Vault highly available setup

Vault + Consul client mode can be communicate with multiple Consul server, but how could I make Vault highly available to other service?

I am afraid I am still confused, here is why:

New York DC currently running,
2 x Vault (Let’s call it A and B) + Consul client mode
3 x Consul server mode in a cluster

Bare-metal server called Peter connect Vault A;
Bare-metal server called Tom connect to Vault B;

how does Peter connect to Vault B when Vault A failed?

There is no magic here; you need a separate solution to make sure that clients connect to a server that’s up. Usually that means something like a load balancer or service discovery framework that performs health checks.

Since (within a cluster) only one Vault server is active at a time, clients that connect to a standby node are forwarded to the active node either internally or via a redirect. This has implications on implementation of load balancers, this is all described in that documentation above, in fact.

I see, other than load balancer or service discovery model, is it advisable to install Vault and Consul client on each bare-metal server to serve local machine request? or it will introduce load to the bare-metal server itself?

I think that pattern directly contradicts the published advice that, in production environments, Vault should be the only tenant on a host.

understood, I think service discovery is the closest solution if I don’t want to add load balancer

1 Like

First, let’s avoid architecture that deploys 2 Vault nodes in a cluster. You want 3 (or 5), really.

You would put a service discovery/DNS/load balancer in front of the Vault cluster nodes. Then, the ELB (or your LB of choice) would look for each node’s health and keep it (or dispose of) in the ELB target pool by using the /sys/health endpoint.
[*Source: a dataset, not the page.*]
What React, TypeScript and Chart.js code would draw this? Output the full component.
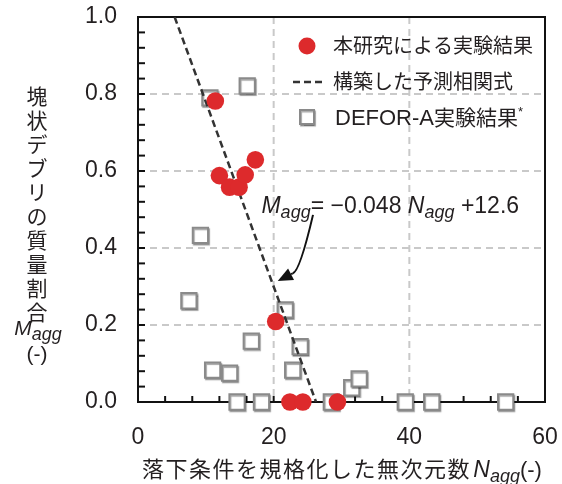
import React, { useEffect, useRef } from "react";
import { Chart, registerables } from "chart.js";

Chart.register(...registerables);

// ---- data ----
const studyX = [11.4, 12.0, 13.5, 14.9, 15.8, 17.3, 20.3, 22.4, 24.3, 29.4];
const studyY = [0.782, 0.588, 0.558, 0.558, 0.59, 0.629, 0.209, 0, 0, 0];
const deforX = [10.6, 16.1, 9.2, 7.5, 21.7, 16.7, 23.9, 11.0, 13.5, 22.8, 31.5, 32.6, 14.6, 18.2, 28.5, 39.4, 43.3, 54.2];
const deforY = [0.79, 0.821, 0.433, 0.263, 0.239, 0.158, 0.144, 0.083, 0.075, 0.083, 0.037, 0.06, 0, 0, 0, 0, 0, 0];
const fitX = [5.4, 26.25];
const fitY = [1.0, 0.0];
const xTicks = [0, 20, 40, 60];
const yTicks = [0, 0.2, 0.4, 0.6, 0.8, 1.0];
const xGrid = [20, 40];
const yGrid = [0.2, 0.4, 0.6, 0.8];
const xMinorStep = 4;
const yMinorStep = 0.04;
const legendLabels = ["本研究による実験結果", "構築した予測相関式", "DEFOR-A実験結果"];
const yTitleChars = ["塊", "状", "デ", "ブ", "リ", "の", "質", "量", "割", "合"];
const xTitleText = "落下条件を規格化した無次元数";
const eqText = { coef: "= −0.048", intercept: " +12.6" };

const RED = "#dd2a2c";
const SQ_BORDER = "#8a8a8a";
const LAT = '"Liberation Sans", Arial, sans-serif';
const CJK = '"Noto Sans CJK JP", "Liberation Sans", sans-serif';
const TXT = "#231f20";

type Run = { t: string; font: string; dy?: number; ls?: string };

function drawRuns(ctx: CanvasRenderingContext2D, runs: Run[], x: number, y: number, align: "left" | "center") {
  ctx.textAlign = "left";
  ctx.textBaseline = "alphabetic";
  const widths = runs.map((r) => {
    ctx.font = r.font;
    (ctx as any).letterSpacing = r.ls || "0px";
    return ctx.measureText(r.t).width;
  });
  const total = widths.reduce((a, b) => a + b, 0);
  let cx = align === "center" ? x - total / 2 : x;
  runs.forEach((r, i) => {
    ctx.font = r.font;
    (ctx as any).letterSpacing = r.ls || "0px";
    ctx.fillText(r.t, cx, y + (r.dy || 0));
    cx += widths[i];
  });
  (ctx as any).letterSpacing = "0px";
}

const framePlugin = {
  id: "frame",
  beforeDatasetsDraw(chart: any) {
    const { ctx, chartArea: a, scales } = chart;
    const xs = scales.x, ys = scales.y;
    ctx.save();
    ctx.strokeStyle = "#c9c9c9";
    ctx.lineWidth = 2;
    ctx.setLineDash([7, 5]);
    xGrid.forEach((v) => {
      const px = xs.getPixelForValue(v);
      ctx.beginPath();
      ctx.moveTo(px, a.top);
      ctx.lineTo(px, a.bottom);
      ctx.stroke();
    });
    yGrid.forEach((v) => {
      const py = ys.getPixelForValue(v);
      ctx.beginPath();
      ctx.moveTo(a.left, py);
      ctx.lineTo(a.right, py);
      ctx.stroke();
    });
    ctx.setLineDash([]);
    ctx.strokeStyle = "#111";
    ctx.lineWidth = 2;
    const nY = Math.round(1 / yMinorStep);
    for (let i = 1; i < nY; i++) {
      const py = ys.getPixelForValue(i * yMinorStep);
      ctx.beginPath();
      ctx.moveTo(a.left, py);
      ctx.lineTo(a.left + 7, py);
      ctx.stroke();
    }
    const nX = Math.round(60 / xMinorStep);
    for (let i = 1; i < nX; i++) {
      const px = xs.getPixelForValue(i * xMinorStep);
      ctx.beginPath();
      ctx.moveTo(px, a.bottom);
      ctx.lineTo(px, a.bottom - 6);
      ctx.stroke();
    }
    ctx.strokeRect(a.left, a.top, a.right - a.left, a.bottom - a.top);
    ctx.restore();
  },
  beforeDatasetDraw(chart: any, args: any) {
    if (args.index === 2) {
      const ctx = chart.ctx;
      ctx.save();
      ctx.shadowColor = "rgba(0,0,0,0.35)";
      ctx.shadowOffsetX = 1;
      ctx.shadowOffsetY = 1.5;
      ctx.shadowBlur = 1;
    }
  },
  afterDatasetDraw(chart: any, args: any) {
    if (args.index === 2) chart.ctx.restore();
  },
  afterDraw(chart: any) {
    const { ctx, scales } = chart;
    const xs = scales.x, ys = scales.y;
    ctx.save();
    ctx.fillStyle = TXT;

    // ---- legend ----
    const lx = 307;
    const rows = [46, 82, 117];
    ctx.fillStyle = RED;
    ctx.beginPath();
    ctx.arc(lx, rows[0], 8.5, 0, Math.PI * 2);
    ctx.fill();
    ctx.strokeStyle = "#333";
    ctx.lineWidth = 2.5;
    ctx.setLineDash([7, 4]);
    ctx.beginPath();
    ctx.moveTo(lx - 14, rows[1]);
    ctx.lineTo(lx + 15, rows[1]);
    ctx.stroke();
    ctx.setLineDash([]);
    ctx.save();
    ctx.shadowColor = "rgba(0,0,0,0.35)";
    ctx.shadowOffsetX = 1;
    ctx.shadowOffsetY = 1.5;
    ctx.shadowBlur = 1;
    ctx.fillStyle = "#fff";
    ctx.strokeStyle = SQ_BORDER;
    ctx.lineWidth = 2;
    ctx.fillRect(lx - 7, rows[2] - 7, 14, 14);
    ctx.strokeRect(lx - 7, rows[2] - 7, 14, 14);
    ctx.restore();
    ctx.fillStyle = TXT;
    drawRuns(ctx, [{ t: legendLabels[0], font: `20px ${CJK}` }], 333, rows[0] + 7, "left");
    drawRuns(ctx, [{ t: legendLabels[1], font: `20px ${CJK}` }], 333, rows[1] + 7, "left");
    drawRuns(
      ctx,
      [
        { t: "DEFOR-A", font: `22px ${LAT}` },
        { t: "実験結果", font: `21px ${CJK}` },
        { t: "*", font: `13px ${LAT}`, dy: -9 },
      ],
      335,
      rows[2] + 8,
      "left"
    );

    // ---- equation annotation ----
    const ex = xs.getPixelForValue(18.2);
    const ey = ys.getPixelForValue(0.49);
    drawRuns(
      ctx,
      [
        { t: "M", font: `italic 23px ${LAT}` },
        { t: "agg", font: `italic 18px ${LAT}`, dy: 5 },
        { t: eqText.coef + " ", font: `23px ${LAT}` },
        { t: "N", font: `italic 23px ${LAT}` },
        { t: "agg", font: `italic 18px ${LAT}`, dy: 5 },
        { t: eqText.intercept, font: `23px ${LAT}` },
      ],
      ex,
      ey,
      "left"
    );
    // arrow
    const p0 = { x: xs.getPixelForValue(25.8), y: ys.getPixelForValue(0.486) };
    const p1 = { x: xs.getPixelForValue(24.0), y: ys.getPixelForValue(0.355) };
    const tip = { x: xs.getPixelForValue(20.6), y: ys.getPixelForValue(0.314) };
    ctx.strokeStyle = "#111";
    ctx.lineWidth = 2;
    ctx.beginPath();
    ctx.moveTo(p0.x, p0.y);
    ctx.quadraticCurveTo(p1.x - 1, p1.y + 6, p1.x - 8, p1.y + 8);
    ctx.stroke();
    const ang = Math.atan2(tip.y - (p1.y + 8), tip.x - (p1.x - 8));
    const L = 15, W = 6.5;
    const bx = tip.x - L * Math.cos(ang), by = tip.y - L * Math.sin(ang);
    ctx.beginPath();
    ctx.moveTo(p1.x - 8, p1.y + 8);
    ctx.lineTo(bx, by);
    ctx.stroke();
    ctx.fillStyle = "#111";
    ctx.beginPath();
    ctx.moveTo(tip.x, tip.y);
    ctx.lineTo(bx - W * Math.sin(ang), by + W * Math.cos(ang));
    ctx.lineTo(bx + W * Math.sin(ang), by - W * Math.cos(ang));
    ctx.closePath();
    ctx.fill();

    // ---- y title (vertical stack) ----
    ctx.fillStyle = TXT;
    ctx.font = `21px ${CJK}`;
    ctx.textAlign = "center";
    ctx.textBaseline = "middle";
    yTitleChars.forEach((c, i) => {
      ctx.fillText(c, 37, 96 + i * 24);
    });
    drawRuns(
      ctx,
      [
        { t: "M", font: `italic 21px ${LAT}` },
        { t: "agg", font: `italic 18px ${LAT}`, dy: 5 },
      ],
      38,
      335,
      "center"
    );
    drawRuns(ctx, [{ t: "(-)", font: `21px ${LAT}` }], 37, 361, "center");

    // ---- x title ----
    drawRuns(
      ctx,
      [
        { t: xTitleText, font: `22px ${CJK}`, ls: "1.5px" },
        { t: " ", font: `8px ${LAT}` },
        { t: "N", font: `italic 23px ${LAT}` },
        { t: "agg", font: `italic 18px ${LAT}`, dy: 5 },
        { t: "(-)", font: `22px ${LAT}` },
      ],
      342,
      477,
      "center"
    );
    ctx.restore();
  },
};

export default function App() {
  const ref = useRef<HTMLCanvasElement | null>(null);
  useEffect(() => {
    if (!ref.current) return;
    const chart = new Chart(ref.current, {
      type: "scatter",
      data: {
        datasets: [
          {
            label: legendLabels[0],
            data: studyX.map((x, i) => ({ x, y: studyY[i] })),
            pointStyle: "circle",
            pointRadius: 8.8,
            pointHoverRadius: 8.8,
            backgroundColor: RED,
            borderColor: RED,
            borderWidth: 0,
            order: 1,
            clip: false,
          } as any,
          {
            label: legendLabels[1],
            data: fitX.map((x, i) => ({ x, y: fitY[i] })),
            showLine: true,
            pointRadius: 0,
            borderColor: "#333",
            borderWidth: 2.5,
            borderDash: [7, 4],
            fill: false,
            order: 2,
          } as any,
          {
            label: legendLabels[2],
            data: deforX.map((x, i) => ({ x, y: deforY[i] })),
            pointStyle: "rect",
            pointRadius: 10.8,
            pointHoverRadius: 10.8,
            backgroundColor: "#ffffff",
            borderColor: SQ_BORDER,
            borderWidth: 2,
            order: 3,
            clip: false,
          } as any,
        ],
      },
      options: {
        animation: false,
        responsive: false,
        devicePixelRatio: 1,
        events: [],
        layout: { autoPadding: false, padding: { top: 17, right: 17, left: 0, bottom: 0 } },
        plugins: { legend: { display: false }, tooltip: { enabled: false } },
        scales: {
          x: {
            type: "linear",
            min: 0,
            max: 60,
            afterFit: (s: any) => {
              s.height = 82;
              s.paddingLeft = 0;
              s.paddingRight = 0;
              s.paddingTop = 0;
              s.paddingBottom = 0;
            },
            afterBuildTicks: (s: any) => {
              s.ticks = xTicks.map((v) => ({ value: v }));
            },
            grid: { display: false, drawTicks: false },
            border: { display: false },
            ticks: {
              font: { family: LAT, size: 23 },
              color: TXT,
              padding: 22,
              maxRotation: 0,
              callback: (v: any) => String(v),
            },
          },
          y: {
            type: "linear",
            min: 0,
            max: 1,
            afterFit: (s: any) => {
              s.width = 138;
              s.paddingLeft = 0;
              s.paddingRight = 0;
              s.paddingTop = 0;
              s.paddingBottom = 0;
            },
            afterBuildTicks: (s: any) => {
              s.ticks = yTicks.map((v) => ({ value: v }));
            },
            grid: { display: false, drawTicks: false },
            border: { display: false },
            ticks: {
              font: { family: LAT, size: 23 },
              color: TXT,
              padding: 21,
              callback: (v: any) => Number(v).toFixed(1),
            },
          },
        },
      },
      plugins: [framePlugin],
    } as any);
    return () => chart.destroy();
  }, []);
  return (
    <div style={{ position: "fixed", left: 0, top: 0, width: 562, height: 484, background: "#fff" }}>
      <canvas ref={ref} width={562} height={484} style={{ display: "block" }} />
    </div>
  );
}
The LB can round robin, as if a Vault node that is not the active gets a request, it will forward to the active node. To note: In Enterprise, the standby node will also serve read requests giving a pretty big lift in read performance.

If a node dies, the LB takes it out of the targets and Vault will self-elect a new active and keep on running. In a 3 node cluster, you want to replace that node ASAP…

1 Like

all good, thanks for the answer

Isn’t this breaking with one of the core security considerations of Vault that the traffic to and from Vault should be protected and vault should terminate it’s own SSL to avoid any issues arising from insecure/bad handling of SSL?